Until that day, I hadn't realized Earth had been eradicated by the very stones we used to travel between the stars. I questioned how close to human I was, as I shared certain genes with Pandora. My mother claimed I came as close as it got, as I'd been conceived on the generational ship and born shortly after they'd made landfall. Something about her tone, a little sharper, warned me about digging into the little things separating me from my parents.

Neither of them had my ears or tail, a match for my Pandora's. I appreciated having them, however. My ears offered heightened hearing, excellent for planetary exploration. My tail worked wonders for aiding my balance in sketchy situations.

A rather annoying genetic modification involved a tendency to grow a full coat of fur if I stayed in cold temperatures for too long, which shed out after exposure to heat for more than a week. Little sucked more than having to deal with shedding fur on a spaceship.

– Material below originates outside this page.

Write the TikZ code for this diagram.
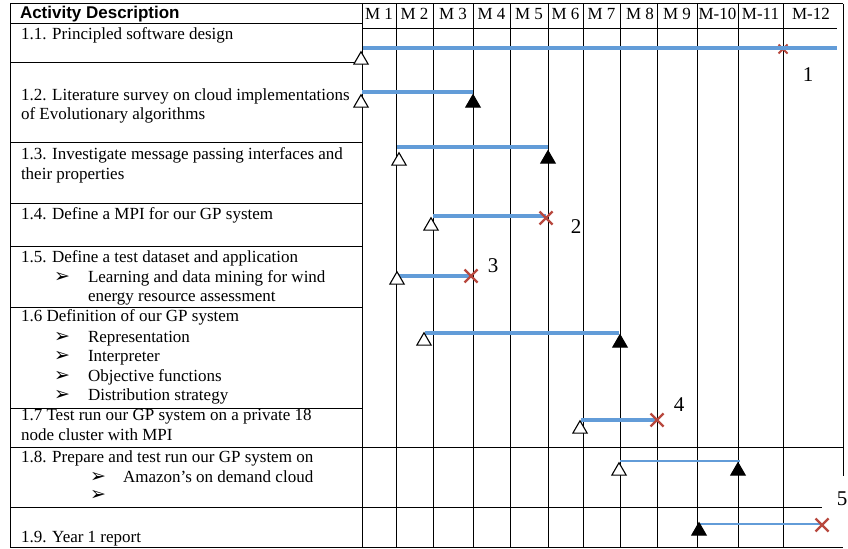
\documentclass[tikz,border=0pt]{standalone}
\usepackage{fontspec}
\setmainfont{Liberation Serif}
\newfontfamily\hdsans{Liberation Sans}
\newfontfamily\symdv{DejaVu Sans}
\usetikzlibrary{shapes.geometric,shapes.misc}
\definecolor{barblue}{RGB}{98,156,216}
\definecolor{xred}{RGB}{184,72,62}
\begin{document}
\begin{tikzpicture}[x=1bp,y=-1bp,
  grid/.style={line width=1bp, black},
  txt/.style={anchor=base west, inner sep=0, outer sep=0, font=\fontsize{17bp}{19.5bp}\selectfont},
  hdtxt/.style={txt, font=\hdsans\bfseries\fontsize{17bp}{19.5bp}\selectfont},
  mon/.style={anchor=base, inner sep=0, outer sep=0, font=\fontsize{17bp}{19.5bp}\selectfont},
  bul/.style={anchor=base west, inner sep=0, outer sep=0, font=\symdv\fontsize{19bp}{19bp}\selectfont},
  bar/.style={line width=3.5bp, barblue},
  thinbar/.style={line width=2.5bp, barblue},
  opentri/.style={regular polygon, regular polygon sides=3, draw=black, fill=white, line width=1.1bp, minimum size=16.5bp, inner sep=0, outer sep=0},
  filltri/.style={opentri, fill=black},
  xmark/.style={cross out, draw=xred, line width=2.4bp, minimum size=13bp, inner sep=0, outer sep=0},
  num/.style={inner sep=0, outer sep=0, font=\fontsize{21bp}{21bp}\selectfont}
]
\useasboundingbox (0,0) rectangle (848,549);
\fill[white] (0,0) rectangle (848,549);

% ---- grid ----
\draw[grid] (10,4) -- (843,4);
\draw[grid] (10,4) -- (10,547);
\draw[grid] (362,4) -- (362,547);
\draw[grid] (843,4) -- (843,476);
\foreach \x in {396,433,473,510,548,583,620,657,697,738,783}
  \draw[grid] (\x,4) -- (\x,547);
\draw[grid] (10,24) -- (362,24);
\draw[grid] (362,29) -- (837,29);
\foreach \y in {63,143,204,247,307,408}
  \draw[grid] (10,\y) -- (362,\y);
\draw[grid] (10,447) -- (843,447);
\draw[grid] (10,507) -- (822,507);
\draw[grid] (10,547) -- (843,547);

% ---- header ----
\node[hdtxt] (hd) at (20,19) {Activity Description};
\node[mon] (m1) at (379,20) {M 1};
\node[mon] (m2) at (414.5,20) {M 2};
\node[mon] (m3) at (453,20) {M 3};
\node[mon] (m4) at (491.5,20) {M 4};
\node[mon] (m5) at (529,20) {M 5};
\node[mon] (m6) at (565.5,20) {M 6};
\node[mon] (m7) at (601.5,20) {M 7};
\node[mon] (m8) at (640,20) {M 8};
\node[mon] (m9) at (677,20) {M 9};
\node[mon] (m10) at (717.5,20) {M-10};
\node[mon] (m11) at (760.5,20) {M-11};
\node[mon] (m12) at (811,20) {M-12};

% ---- activity texts ----
\node[txt] (t11) at (21,40) {1.1. Principled software design};
\node[txt] (t12a) at (21,101) {1.2. Literature survey on cloud implementations};
\node[txt] (t12b) at (21,120) {of Evolutionary algorithms};
\node[txt] (t13a) at (21,160) {1.3. Investigate message passing interfaces and};
\node[txt] (t13b) at (21,180) {their properties};
\node[txt] (t14) at (21,220) {1.4. Define a MPI for our GP system};
\node[txt] (t15a) at (21,263) {1.5. Define a test dataset and application};
\node[bul] (b15) at (54,283) {➢};
\node[txt] (t15b) at (88,283) {Learning and data mining for wind};
\node[txt] (t15c) at (88,302) {energy resource assessment};
\node[txt] (t16) at (21,322) {1.6 Definition of our GP system};
\node[bul] (b16a) at (54,342) {➢};
\node[txt] (t16a) at (88,342) {Representation};
\node[bul] (b16b) at (54,361) {➢};
\node[txt] (t16b) at (88,361) {Interpreter};
\node[bul] (b16c) at (54,381) {➢};
\node[txt] (t16c) at (88,381) {Objective functions};
\node[bul] (b16d) at (54,400) {➢};
\node[txt] (t16d) at (88,400) {Distribution strategy};
\node[txt] (t17a) at (21,420) {1.7 Test run our GP system on a private 18};
\node[txt] (t17b) at (21,440) {node cluster with MPI};
\node[txt] (t18a) at (21,462) {1.8. Prepare and test run our GP system on};
\node[bul] (b18a) at (90,482) {➢};
\node[txt] (t18b) at (123,482) {Amazon’s on demand cloud};
\node[bul] (b18b) at (90,500) {➢};
\node[txt] (t19) at (21,542) {1.9. Year 1 report};

% ---- bar end points ----
\coordinate (s1) at (363,48);  \coordinate (e1) at (837,48);
\coordinate (s2) at (362,92);  \coordinate (e2) at (473,92);
\coordinate (s3) at (397,147); \coordinate (e3) at (548,147);
\coordinate (s4) at (433,216); \coordinate (e4) at (546,216);
\coordinate (s5) at (397,276); \coordinate (e5) at (471,276);
\coordinate (s6) at (425,333); \coordinate (e6) at (619,333);
\coordinate (s7) at (581,420); \coordinate (e7) at (657,420);
\coordinate (s8) at (620,461); \coordinate (e8) at (740,461);
\coordinate (s9) at (699,524); \coordinate (e9) at (822,524);

% ---- markers behind bars ----
\node[xmark, minimum size=9bp, line width=2bp] (x1) at (783,49) {};

% ---- bars ----
\draw[bar, line width=4bp] (s1) -- (e1);
\draw[bar] (s2) -- (e2);
\draw[bar] (s3) -- (e3);
\draw[bar] (s4) -- (e4);
\draw[bar] (s5) -- (e5);
\draw[bar] (s6) -- (e6);
\draw[bar] (s7) -- (e7);
\draw[thinbar] (s8) -- (e8);
\draw[thinbar] (s9) -- (e9);

% ---- start / end markers ----
\node[opentri] (st1) at (361,60) {};
\node[opentri] (st2) at (361,103) {};
\node[opentri] (st3) at (399,161) {};
\node[opentri] (st4) at (431,226) {};
\node[opentri] (st5) at (397,280) {};
\node[opentri] (st6) at (424,341) {};
\node[opentri] (st7) at (580,429) {};
\node[opentri] (st8) at (619,471) {};
\node[filltri] (st9) at (699,531) {};

\node[filltri] (en2) at (473,103) {};
\node[filltri] (en3) at (548,159) {};
\node[filltri] (en6) at (620,343) {};
\node[filltri] (en8) at (738,471) {};

\node[xmark] (x4) at (546,218) {};
\node[xmark] (x5) at (471,276) {};
\node[xmark] (x7) at (657,420) {};
\node[xmark] (x9) at (822,525) {};

% ---- milestone numbers ----
\node[num] (n1) at (808,75) {1};
\node[num] (n2) at (576,227) {2};
\node[num] (n3) at (493,266) {3};
\node[num] (n4) at (679,405) {4};
\node[num] (n5) at (842,499) {5};
\end{tikzpicture}
\end{document}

I supposed my parents, upon being granted permission to have me, had assumed I would need genetic modification for when they made their home on their new world. In reality, the modifications hindered as much as helped.

Inevitably, I lost hours upon hours cleaning filters and vacuuming to make certain I didn't shut down a mandatory system, thanks to unwanted fur floating around when I had gravity turned off in my ship. Fortunately for me, I rarely needed to turn off gravity, as I'd earned a matched set of tri-color shiftgem crystals early in my career as a salvager. They granted me access to any gate without issue or high risk, powered most of my ship's functions without even a hint of resonance humming, and made me a shiny target for other pirates and treasure seekers.

Well, it would make me a shiny target if anyone knew I had them. As I possessed some common sense and the ability to fix my own engines and gate drive, I had a backup system using a pair of common white shiftgem crystals, which could use a decent number of gates and were often found in exploratory vessels. Anyone without a lot of know-how on the operation of ships like mine would believe the secondary drive operated the entire ship rather than served as my backup. The white crystals couldn't be used to jump often or far without running the risk of resonance or overloading, but their engines tended to zip along at an admirable place.

They could manage faster-than-light travel when set up by someone who knew what they were doing.

As I valued my life, mine could. If my main engine died on me—or my precious tri-color crystals shattered—I could be back online in a matter of hours. In a pinch, I could also move the second engine to another ship.

Like the derelict I meant to board.

Hmm. I'd never tried to haul a dead ship through a shiftgem gate before, but I had a tow assembly, and if I could rig my engine to work with their systems, the large white crystals could handle the extra load.

I finished stuffing my tail into my suit and began the tedious process of checking every seam. A leaking seam led to death, and while my suit had come with enough failsafes to please most, life in space had no room for error.

Rather than trust the failsafes, I did a manual check before running my suit through a base diagnostic scan looking for issues. The oxygen tank, equipped with a tiny green shiftgem crystal, would keep me topped up on oxygen for a period of three hours before I needed to return to the ship to recharge the crystal.

One day, I might understand how a stone could work with technology to circumvent basic science. I struggled enough with the whole idea I could enter the equivalent of an oversized doorway and get yanked across the universe at a rather ridiculous speed.

Chiding myself for allowing my attention to wander to something other than my work, I triple checked the seams before activating the suit's HUD, reading over the diagnostic report. It reported no issues detected. I activated vitals monitoring and crouched beside Pandora, tapping the panel on her suit. While I'd done checks and ensured her oxygen tank worked before gearing up, I pulled up her suit statistics along with her vitals and reviewed them.

She checked out.

"All right, Pandora. Ready to go earn some treats?"

According to her excited squeaking and wiggling of her butt, she was ready to take over the entire universe as long as it earned her a treat.